«El maestro deja una huella para la eternidad; nunca puede decir cuándo se detiene su influencia».
– Henry Adams
La función del maestro en la sociedad es de suma importancia y no solamente tiene trascendencia en el ámbito de la transmisión de conocimiento y el desarrollo de la creatividad, sino también por la figura que representa e implica como autoridad e institución. La misma escuela funge como continente, como indicador de un límite, considerándose como un lugar que representa “un segundo hogar”. Igualmente, la escuela es considerada “una segunda familia” y que, en muchos casos de niños, niñas y adolescentes, es en la escuela donde logran encontrar una estructura y en los profesores, soporte. Es con los maestros con quienes se logra conseguir un apoyo afectivo, protección y tener una formación como sujetos, dado que fungen como figuras con las que los niños y las niñas logran identificarse y construir en cierta medida, su propia identidad.
De la misma manera, maestros y maestras contribuyen de forma significativa en la detección de conflictos emocionales ya sea por medio de su amplia experiencia al tratar con la población de alumnos y alumnas, o por que han tenido la oportunidad de adentrarse en adquirir conocimiento de las afecciones emocionales. Por lo tanto, su lugar y su labor es valiosa también en el ámbito de la salud mental.
De allí que es importante que quienes dediquen su vida a la docencia cuenten con capacitaciones que les permita desarrollar herramientas de detección de situaciones que deben de atenderse por un profesional de la salud, así como también para intervenir directamente con sus alumnos y alumnas y con ello, abrir espacios en los que sostengan dudas e incertidumbres de los estudiantes. No es una tarea sencilla, sobre todo cuando nos referimos a sostener dado que cada alumno cuenta con una historia diferente y, por ende, una forma distinta para vincularse con sus profesores: habrá alumnos cumplidos, otros que buscan pasar desapercibidos, otros tantos que reten y desafíen a sus profesores. ¡Qué difícil dar soporte, mantenerse ecuánime y comprensivo con alumnos complicados!
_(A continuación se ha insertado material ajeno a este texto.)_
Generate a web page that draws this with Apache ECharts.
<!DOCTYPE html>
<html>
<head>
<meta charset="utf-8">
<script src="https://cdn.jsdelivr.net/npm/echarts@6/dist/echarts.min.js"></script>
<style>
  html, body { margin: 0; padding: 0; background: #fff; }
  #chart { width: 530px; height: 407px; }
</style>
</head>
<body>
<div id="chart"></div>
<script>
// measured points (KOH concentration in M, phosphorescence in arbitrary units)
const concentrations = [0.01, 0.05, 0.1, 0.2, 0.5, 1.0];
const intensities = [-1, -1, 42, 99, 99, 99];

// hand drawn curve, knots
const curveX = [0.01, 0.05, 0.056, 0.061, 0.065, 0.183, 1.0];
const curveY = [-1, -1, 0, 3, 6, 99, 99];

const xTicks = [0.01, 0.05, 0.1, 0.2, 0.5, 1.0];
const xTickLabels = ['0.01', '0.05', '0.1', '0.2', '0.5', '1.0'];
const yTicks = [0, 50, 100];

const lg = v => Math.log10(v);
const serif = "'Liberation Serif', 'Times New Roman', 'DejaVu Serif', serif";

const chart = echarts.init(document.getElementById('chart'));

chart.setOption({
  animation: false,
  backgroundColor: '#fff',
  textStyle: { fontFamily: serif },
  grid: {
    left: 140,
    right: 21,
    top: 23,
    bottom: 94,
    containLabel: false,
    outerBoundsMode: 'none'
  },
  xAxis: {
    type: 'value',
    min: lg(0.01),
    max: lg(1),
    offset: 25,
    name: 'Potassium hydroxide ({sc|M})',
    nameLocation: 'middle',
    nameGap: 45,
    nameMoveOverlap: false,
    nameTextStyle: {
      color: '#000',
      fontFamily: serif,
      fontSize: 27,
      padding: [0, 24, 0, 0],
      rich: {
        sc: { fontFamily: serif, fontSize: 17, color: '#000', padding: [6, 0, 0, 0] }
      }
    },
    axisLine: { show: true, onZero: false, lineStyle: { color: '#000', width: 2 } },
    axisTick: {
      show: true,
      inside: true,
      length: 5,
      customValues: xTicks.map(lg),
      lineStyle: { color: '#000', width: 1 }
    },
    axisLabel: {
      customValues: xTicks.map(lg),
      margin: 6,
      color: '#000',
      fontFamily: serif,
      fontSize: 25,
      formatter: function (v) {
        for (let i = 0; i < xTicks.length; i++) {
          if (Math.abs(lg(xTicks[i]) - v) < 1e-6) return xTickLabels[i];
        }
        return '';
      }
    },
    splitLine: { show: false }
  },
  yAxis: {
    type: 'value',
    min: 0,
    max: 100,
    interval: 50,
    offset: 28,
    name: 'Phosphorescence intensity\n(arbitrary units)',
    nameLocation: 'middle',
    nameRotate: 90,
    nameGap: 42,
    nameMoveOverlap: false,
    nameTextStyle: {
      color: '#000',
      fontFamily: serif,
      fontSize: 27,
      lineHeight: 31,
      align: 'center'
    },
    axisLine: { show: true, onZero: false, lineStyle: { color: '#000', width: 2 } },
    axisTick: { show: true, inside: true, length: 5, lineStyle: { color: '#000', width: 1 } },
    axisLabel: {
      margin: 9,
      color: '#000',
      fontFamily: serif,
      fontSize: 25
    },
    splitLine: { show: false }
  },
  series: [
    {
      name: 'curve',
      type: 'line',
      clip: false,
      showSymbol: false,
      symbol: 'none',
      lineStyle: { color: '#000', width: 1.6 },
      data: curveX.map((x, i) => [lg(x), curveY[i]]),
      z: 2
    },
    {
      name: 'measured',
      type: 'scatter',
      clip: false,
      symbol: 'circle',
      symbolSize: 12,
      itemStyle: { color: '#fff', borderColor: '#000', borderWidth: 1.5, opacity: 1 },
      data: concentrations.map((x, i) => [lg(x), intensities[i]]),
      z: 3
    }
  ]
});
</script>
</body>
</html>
Más aún, cuando desde su lugar como docentes, logran observar que los conflictos que reflejan los estudiantes tienen relación directa con una participación (activa o pasiva) de la familia, la cual también en ocasiones se opone a mejorar la calidad de vida de los alumnos.
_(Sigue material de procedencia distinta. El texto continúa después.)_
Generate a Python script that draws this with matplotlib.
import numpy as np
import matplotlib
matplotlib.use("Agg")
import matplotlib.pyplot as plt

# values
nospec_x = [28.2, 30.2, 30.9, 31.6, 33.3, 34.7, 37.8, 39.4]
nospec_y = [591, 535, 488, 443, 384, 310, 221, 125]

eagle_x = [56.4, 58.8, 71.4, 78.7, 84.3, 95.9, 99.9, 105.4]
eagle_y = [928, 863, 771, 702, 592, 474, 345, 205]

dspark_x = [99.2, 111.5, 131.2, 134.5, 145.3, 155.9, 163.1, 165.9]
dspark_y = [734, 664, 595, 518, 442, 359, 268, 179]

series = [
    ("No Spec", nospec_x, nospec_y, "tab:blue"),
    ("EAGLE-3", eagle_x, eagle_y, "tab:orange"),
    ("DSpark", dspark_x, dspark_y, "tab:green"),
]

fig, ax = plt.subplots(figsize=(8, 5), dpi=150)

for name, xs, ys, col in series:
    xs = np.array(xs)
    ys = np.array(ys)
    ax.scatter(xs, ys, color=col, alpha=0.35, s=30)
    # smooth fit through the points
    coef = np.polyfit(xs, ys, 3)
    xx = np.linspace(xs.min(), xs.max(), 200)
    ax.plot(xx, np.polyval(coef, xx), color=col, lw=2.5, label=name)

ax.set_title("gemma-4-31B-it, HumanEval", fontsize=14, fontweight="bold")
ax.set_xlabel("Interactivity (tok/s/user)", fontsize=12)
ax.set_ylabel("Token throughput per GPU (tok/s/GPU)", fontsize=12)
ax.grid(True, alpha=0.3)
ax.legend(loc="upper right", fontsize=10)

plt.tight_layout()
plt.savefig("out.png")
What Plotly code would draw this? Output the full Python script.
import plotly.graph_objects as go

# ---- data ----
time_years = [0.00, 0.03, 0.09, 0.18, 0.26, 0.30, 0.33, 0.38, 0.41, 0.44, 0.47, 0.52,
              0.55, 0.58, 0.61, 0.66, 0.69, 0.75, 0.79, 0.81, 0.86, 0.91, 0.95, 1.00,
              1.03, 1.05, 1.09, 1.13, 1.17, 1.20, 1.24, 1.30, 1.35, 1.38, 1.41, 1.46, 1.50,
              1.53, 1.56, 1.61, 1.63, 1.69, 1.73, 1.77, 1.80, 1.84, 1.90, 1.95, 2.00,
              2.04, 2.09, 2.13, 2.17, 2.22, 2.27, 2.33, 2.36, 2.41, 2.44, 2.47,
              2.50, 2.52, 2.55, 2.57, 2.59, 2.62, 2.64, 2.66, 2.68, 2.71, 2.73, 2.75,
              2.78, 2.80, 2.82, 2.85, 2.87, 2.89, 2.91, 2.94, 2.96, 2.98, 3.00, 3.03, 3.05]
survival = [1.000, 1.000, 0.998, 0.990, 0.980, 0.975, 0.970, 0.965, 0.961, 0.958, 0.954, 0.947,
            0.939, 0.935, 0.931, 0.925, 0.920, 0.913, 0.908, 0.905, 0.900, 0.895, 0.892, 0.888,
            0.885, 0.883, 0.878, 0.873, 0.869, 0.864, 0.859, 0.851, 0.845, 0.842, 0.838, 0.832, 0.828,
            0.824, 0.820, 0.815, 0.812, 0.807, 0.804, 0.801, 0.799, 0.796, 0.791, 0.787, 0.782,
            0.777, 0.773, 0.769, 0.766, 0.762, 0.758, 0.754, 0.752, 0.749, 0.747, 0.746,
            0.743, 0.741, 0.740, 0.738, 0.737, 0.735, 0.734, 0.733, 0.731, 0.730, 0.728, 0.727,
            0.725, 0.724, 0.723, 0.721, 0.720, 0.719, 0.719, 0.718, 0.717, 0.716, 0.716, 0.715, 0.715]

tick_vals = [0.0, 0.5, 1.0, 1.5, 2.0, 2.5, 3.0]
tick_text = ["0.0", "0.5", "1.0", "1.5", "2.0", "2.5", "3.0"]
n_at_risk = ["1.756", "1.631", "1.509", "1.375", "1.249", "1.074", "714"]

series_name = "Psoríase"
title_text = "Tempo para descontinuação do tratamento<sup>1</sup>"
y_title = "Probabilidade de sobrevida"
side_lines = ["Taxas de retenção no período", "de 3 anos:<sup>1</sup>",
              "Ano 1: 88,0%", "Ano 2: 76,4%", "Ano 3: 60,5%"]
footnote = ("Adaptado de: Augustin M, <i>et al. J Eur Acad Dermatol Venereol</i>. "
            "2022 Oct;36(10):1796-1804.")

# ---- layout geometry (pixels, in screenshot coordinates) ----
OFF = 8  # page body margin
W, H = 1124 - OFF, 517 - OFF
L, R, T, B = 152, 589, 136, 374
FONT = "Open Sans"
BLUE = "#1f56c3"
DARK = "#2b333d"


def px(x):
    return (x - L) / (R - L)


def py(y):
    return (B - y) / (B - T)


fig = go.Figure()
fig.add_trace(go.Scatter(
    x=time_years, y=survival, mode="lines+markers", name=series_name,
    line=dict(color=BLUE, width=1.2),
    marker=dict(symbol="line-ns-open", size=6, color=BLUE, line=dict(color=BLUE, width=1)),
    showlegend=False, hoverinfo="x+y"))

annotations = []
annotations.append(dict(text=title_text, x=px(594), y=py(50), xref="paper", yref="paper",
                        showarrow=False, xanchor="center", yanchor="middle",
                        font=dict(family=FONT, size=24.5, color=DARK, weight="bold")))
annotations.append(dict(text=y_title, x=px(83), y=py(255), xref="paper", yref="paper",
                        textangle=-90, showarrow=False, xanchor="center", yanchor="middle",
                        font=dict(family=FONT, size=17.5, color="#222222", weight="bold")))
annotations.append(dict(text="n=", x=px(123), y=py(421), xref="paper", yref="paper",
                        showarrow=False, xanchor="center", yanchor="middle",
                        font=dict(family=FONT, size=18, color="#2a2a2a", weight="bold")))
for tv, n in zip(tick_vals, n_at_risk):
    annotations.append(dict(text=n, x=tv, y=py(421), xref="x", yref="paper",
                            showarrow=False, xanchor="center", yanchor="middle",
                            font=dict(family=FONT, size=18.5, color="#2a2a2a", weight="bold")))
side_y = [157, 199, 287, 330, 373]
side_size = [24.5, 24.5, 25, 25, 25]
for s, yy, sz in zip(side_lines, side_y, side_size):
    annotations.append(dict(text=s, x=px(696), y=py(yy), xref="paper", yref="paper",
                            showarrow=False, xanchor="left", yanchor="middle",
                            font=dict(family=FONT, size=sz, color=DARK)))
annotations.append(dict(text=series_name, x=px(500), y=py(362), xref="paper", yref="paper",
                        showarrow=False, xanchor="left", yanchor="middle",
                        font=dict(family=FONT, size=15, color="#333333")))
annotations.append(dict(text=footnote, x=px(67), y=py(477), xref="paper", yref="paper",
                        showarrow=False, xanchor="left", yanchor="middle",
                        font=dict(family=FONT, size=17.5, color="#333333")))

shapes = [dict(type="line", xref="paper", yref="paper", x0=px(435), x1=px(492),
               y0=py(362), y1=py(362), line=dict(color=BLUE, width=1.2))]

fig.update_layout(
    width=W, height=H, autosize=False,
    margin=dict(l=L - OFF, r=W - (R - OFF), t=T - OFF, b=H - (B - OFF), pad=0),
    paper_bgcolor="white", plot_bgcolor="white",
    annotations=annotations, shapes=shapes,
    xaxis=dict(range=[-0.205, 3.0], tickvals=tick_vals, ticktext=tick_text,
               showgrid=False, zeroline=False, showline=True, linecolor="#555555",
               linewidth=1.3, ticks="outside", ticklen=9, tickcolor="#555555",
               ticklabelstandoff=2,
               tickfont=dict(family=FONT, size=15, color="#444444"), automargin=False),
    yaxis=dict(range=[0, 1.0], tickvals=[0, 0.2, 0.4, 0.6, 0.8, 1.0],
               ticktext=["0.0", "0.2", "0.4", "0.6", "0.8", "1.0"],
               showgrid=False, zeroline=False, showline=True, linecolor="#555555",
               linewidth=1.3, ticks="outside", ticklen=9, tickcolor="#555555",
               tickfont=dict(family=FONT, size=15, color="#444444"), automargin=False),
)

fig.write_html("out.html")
Es común que los dolores psíquicos o emocionales que el infante o el adolescente padece se presenten también en el aula, como una repetición o un nuevo intento de solución a aquello que no se pudo resolver con sus padres o familia. Es por ello, que del mismo modo que el niño o la niña puso a prueba a sus padres, también pondrá a prueba al maestro con el objetivo de tener una respuesta más efectiva, pero más complicada por tratar de dar solución en un lugar distinto a donde ocurrió originalmente el conflicto.
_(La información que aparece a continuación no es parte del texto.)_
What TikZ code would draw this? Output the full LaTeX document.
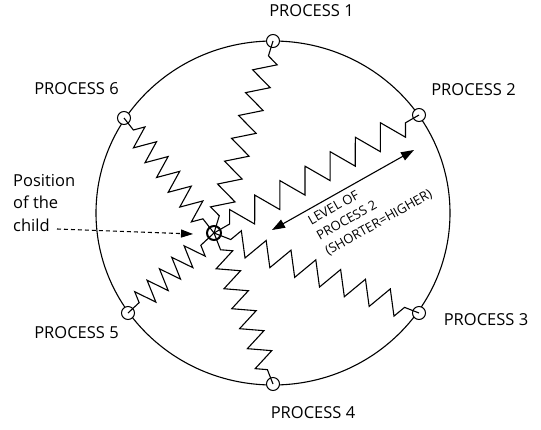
\documentclass[tikz,border=0pt]{standalone}
\usepackage{fontspec}
\setmainfont{Open Sans}
\usetikzlibrary{decorations.pathmorphing,arrows.meta}
\begin{document}
\begin{tikzpicture}[x=1pt,y=-1pt,
  lbl/.style={font=\fontsize{16.5}{22.5}\selectfont, inner sep=0pt},
  small/.style={font=\fontsize{13}{17.5}\selectfont, inner sep=0pt, rotate=29.4, anchor=north west, align=left},
  anc/.style={circle,draw,fill=white,line width=1pt,minimum size=13pt,inner sep=0pt},
  hubst/.style={circle,draw,line width=2pt,minimum size=14pt,inner sep=0pt},
  spring/.style n args={2}{line width=1.1pt, decorate,
    decoration={zigzag, pre length=18pt, post length=15pt, segment length=#1, amplitude=#2}},
  levelarrow/.style={line width=1.1pt, {Triangle[length=13pt,width=9pt]}-{Triangle[length=13pt,width=9pt]}},
  childarrow/.style={line width=1.1pt, dash pattern=on 4pt off 3pt, -{Triangle[length=12pt,width=8pt]}}
]
\useasboundingbox (0,0) rectangle (541,429);
\fill[white] (0,0) rectangle (541,429);

% outer circle
\draw[line width=1.1pt] (273,213) ellipse [x radius=177pt, y radius=172pt];

% anchors
\node[anc] (p1) at (273,41) {};
\node[anc] (p2) at (419,115) {};
\node[anc] (p3) at (419,313) {};
\node[anc] (p4) at (273,384) {};
\node[anc] (p5) at (128,313) {};
\node[anc] (p6) at (124,118) {};

\coordinate (hc) at (214,233);

% springs
\draw[spring={23.9pt}{11pt}] (hc) -- (p1.center);
\draw[spring={29.0pt}{12.5pt}] (hc) -- (p2.center);
\draw[spring={26.65pt}{12pt}] (hc) -- (p3.center);
\draw[spring={21.45pt}{11pt}] (hc) -- (p4.center);
\draw[spring={16.85pt}{11pt}] (hc) -- (p5.center);
\draw[spring={18.8pt}{11pt}] (hc) -- (p6.center);

\node[hubst] (hub) at (hc) {};

% labels
\node[lbl] (l1) at (311.5,11) {PROCESS 1};
\node[lbl] (l2) at (473.5,90) {PROCESS 2};
\node[lbl] (l3) at (486,320) {PROCESS 3};
\node[lbl] (l4) at (313,413) {PROCESS 4};
\node[lbl] (l5) at (76.5,333) {PROCESS 5};
\node[lbl] (l6) at (76.5,89) {PROCESS 6};

% level arrow and text
\coordinate (a1) at (272,230);
\coordinate (a2) at (414,150);
\draw[levelarrow] (a1) -- (a2);
\node[small] (lvl) at (306.4,216.9) {LEVEL OF\\PROCESS 2\\(SHORTER=HIGHER)};

% position of the child
\node[lbl, align=left, anchor=north west] (child) at (13,174) {Position\\of the\\child};
\coordinate (c1) at (57,229);
\coordinate (c2) at (193,234);
\draw[childarrow] (c1) -- (c2);
\end{tikzpicture}
\end{document}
Por este motivo, los espacios de formación para docentes, además de proveerles de guías para identificar síntomas en los estudiantes, también requieren de pausas para escuchar, observar y después reflexionar sobre el comportamiento de sus alumnos, así como también necesitan del apoyo y colaboración de profesionales en la salud mental y de familiares. Lo anterior no solo facilitará en el alumnado a aprender en sentido de la instrucción o adquisición de información, sino también de aprehender para que el estudiante haga propio ese conocimiento de sí mismo y de sus emociones.